ORIGINAL POST, 9:20 am: As Mayor Charlie Hales' sweep of homeless camps from city sidewalks continued to expand Thursday, Hales said he's been in discussions with TriMet about enforcing the city's no-camping policy in Lents.

Hales said those conversations stem from the stabbing of a bus driver July 17 outside a break room in the East Portland neighborhood. Police say they suspect a resident in the homeless camps under the Interstate 205 overpass.

"It's going to be where the problems are," Hales said of his crackdown, in comments during a Thursday afternoon press conference in Portland City Hall earlier reported by The Oregonian. "There's other places in the city besides the central city where the problem is acute. We're not interested in chasing people around."   

The sweep of sidewalk campsites is most visibly aimed at large groups of panhandlers and protesters in downtown Portland. Irate people pitched tents in the federal plaza across from City Hall Thursday evening, yelling at TV cameras and passing traffic.

But as WW previously reported, the sweep has also served eviction notice to homeless camps beneath the I-5 and I-405 bridges. And on Thursday morning, homeless people say police rousted about 20 of them from a sidewalk next to St. Francis Park in the Buckman neighborhood of Southeast Portland.

Street Roots executive director Israel Bayer, who has served as a homelessness advisor to Hales, has told WW the mayor is "posturing" without offering housing options.

The city commissioner in charge of the Portland Housing Bureau, Dan Saltzman, didn't attend the City Hall press conference. But he tells WW the people being evicted from sidewalk campsites aren't seeking shelter.

"The people who the mayor's enforcements are aimed at are not the people we're aiming our housing opportunities at," Saltzman said Thursday evening. "There's very little intersection."

Saltzman's comments echoed Hales' statement at a querulous press scrum that included several homeless activists. Hales pledged to direct city general-fund money to shelters as soon as this month, but said keeping sidewalks open to everyone is his first priority.

"We're not going to wait until the homelessness problem is solved to address lawlessness," Hales said, "otherwise we're going to be waiting a long time."

Around 11 am Thursday, police evicted as many as 20 campsites along Southeast 11th Avenue in the Buckman neighborhood, near a park and soup kitchen run by St. Francis of Assisi Catholic Church. Homeless people tell WW the city squad threw their belongings into a truck.
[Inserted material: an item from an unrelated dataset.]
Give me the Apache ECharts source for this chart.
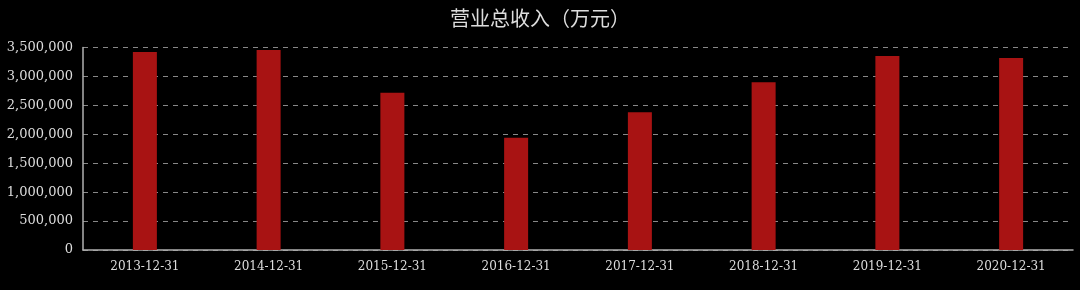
<!DOCTYPE html>
<html>
<head>
<meta charset="utf-8">
<script src="https://cdn.jsdelivr.net/npm/echarts@6/dist/echarts.min.js"></script>
<style>
html,body{margin:0;padding:0;background:#000;}
#c{width:1080px;height:290px;}
</style>
</head>
<body>
<div id="c"></div>
<script>
var titleText = '营业总收入（万元）';
var categories = ['2013-12-31','2014-12-31','2015-12-31','2016-12-31','2017-12-31','2018-12-31','2019-12-31','2020-12-31'];
var revenue = [3422000, 3457000, 2719000, 1941000, 2380000, 2898000, 3353000, 3319000];

var chart = echarts.init(document.getElementById('c'), null, {renderer:'canvas'});
chart.setOption({
  backgroundColor: '#000',
  animation: false,
  title: {
    text: titleText,
    left: 'center',
    top: 3,
    textStyle: {color:'#dddddd', fontSize:20, fontWeight:'normal', fontFamily:'Noto Sans CJK SC'}
  },
  grid: {left:83, right:7, top:47.5, bottom:40, containLabel:false},
  xAxis: {
    type:'category',
    data: categories,
    axisLine:{show:true, lineStyle:{color:'#b0b0b0', width:1.5}},
    axisTick:{show:false},
    axisLabel:{color:'#dddddd', fontSize:12, fontFamily:'DejaVu Serif', margin:11},
    splitLine:{show:false}
  },
  yAxis: {
    type:'value',
    min:0, max:3500000, interval:500000,
    axisLine:{show:true, lineStyle:{color:'#b0b0b0', width:1.5}},
    axisTick:{show:false},
    axisLabel:{color:'#dddddd', fontSize:13, fontFamily:'DejaVu Serif', margin:10,
      formatter:function(v){return v.toLocaleString('en-US');}},
    splitLine:{show:true, lineStyle:{color:'#888888', type:[5,5], width:1}}
  },
  series: [{
    type:'bar',
    data: revenue,
    barWidth: 24,
    itemStyle:{color:'#a81313'}
  }]
});
</script>
</body>
</html>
"They put up signs yesterday afternoon, and now they're throwing stuff away and telling us we have to leave," said William King, who lives in his car nearby. "Police are telling people not to sleep within five blocks of a private business."

King said he wants city officials to see the effects their policies are having.

"If the commissioners actually come out here and talk to us, and actually understand why we're out here, then a lot of people would be a lot calmer and abide by the rules," King said. "But a lot of people are stressed out each time we get pushed off a campsite.

"I want the government to fight for us," King concluded, "instead of fighting against us."